Gordon Wilson didn’t live to see peace in Northern Ireland, because he died before the peace process had really begun, but his forgiveness contributed enormously to the peace process because it wasn’t an empty forgiveness, it was a forgiveness that sought reconciliation and inspired others. In the same way, Jesus forgiveness brings reconciliation between us and God and enables reconciliation between us and others. Gordon Wilson was a staunch Methodist. Like Paul, he understood that he was forgiven by God, and it enabled him to forgive others.
So, Paul reminds the Colossians, and us, that Jesus is the image of God, and he reminds them that that it is Jesus who has reconciled them to God. Thirdly he reminds them how Jesus has reconciled they to God. How did Jesus reconcile us with God? How did he restore friendly relations between us and God? “By making peace through his blood, shed on the cross.” ()
What does Paul mean by this, “through his blood, shed on the cross” Well that’s a good question and Christians have debated what it means since the earliest days of the church, there has never been a universally accepted explanation for how Jesus death on the cross is the means by which we have peace with God. I think its because the crucifixion is too big a thing, too profound a thing for a simple, human, explanation.
But I don’t think the ‘how’ matters. Paul is reminding the Colossians, and us, of two important things. Firstly, that Jesus did it, not us, and secondly that, to Jesus, it was worth it. The crucifixion wasn’t an empty gesture; something that wasn’t really necessary but which Jesus did anyway to make a point. The crucifixion was necessary; God couldn’t have forgiven us without it, yet Jesus willingly allowed himself to be crucified for us, because he loves us and he thinks it was worth it, to reconcile us to God.

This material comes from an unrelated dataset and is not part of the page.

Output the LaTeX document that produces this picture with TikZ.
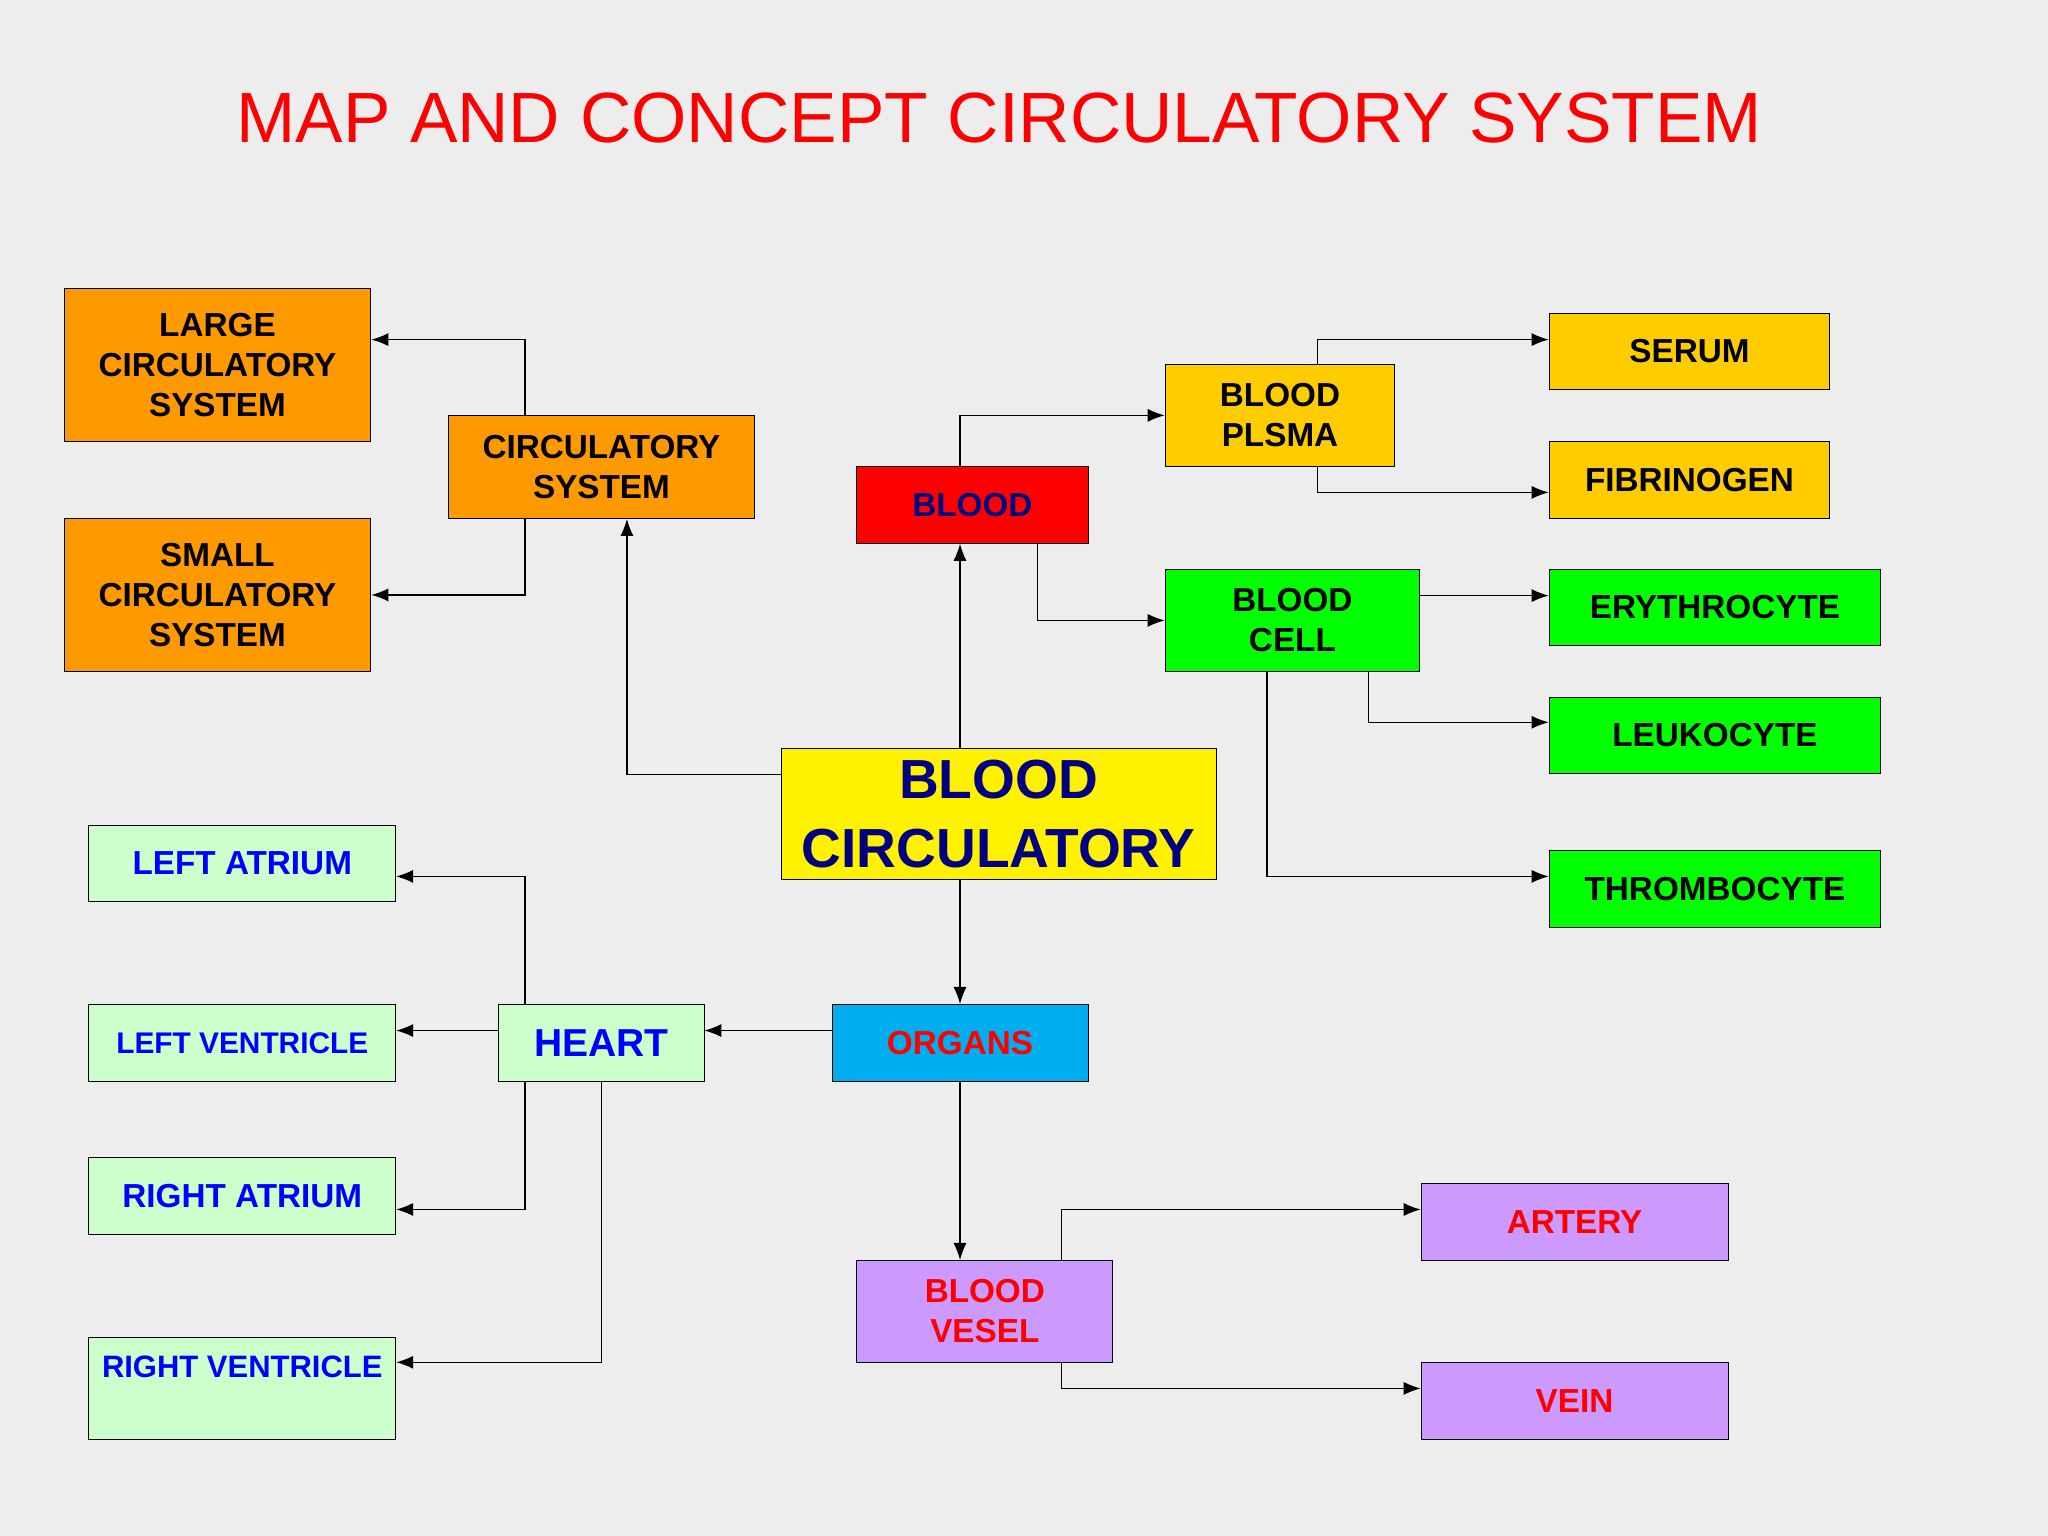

You don’t have to keep all those festivals and avoid foods and stuff; Paul tells the Colossians; that doesn’t bring you close to God. It’s the cross that brings you close, Jesus has already done everything you need. You don’t get close to God by doing jobs, Paul tells us, Jesus has done it all.
This is what the Martha and Mary story is about. Martha is doing but Mary is sitting at Jesus feet, listening. Jesus doesn't tell Martha off for doing unnecessary things. He doesn’t tell Martha off at all, but he commends Mary for her attention to him. “Mary has chosen what is better, and it will not be taken away from her” (). Mary prioritizes being with Jesus, not just in a physical sense, but in a deep emotional sense. We need to listen and be with Jesus like Mary was
So, let's remind ourselves to spend time with Jesus this week; not to rush through life so concerned with doing jobs that we miss actually spending time in God's presence, listening for his voice and reminding ourselves of his love, a love that should inspire us to live our lives for him. And as we take communion, let's remind ourselves that this meal is a commemoration of the fact that Jesus love for us is so great that he willingly shed his blood on the cross to reconcile us to God.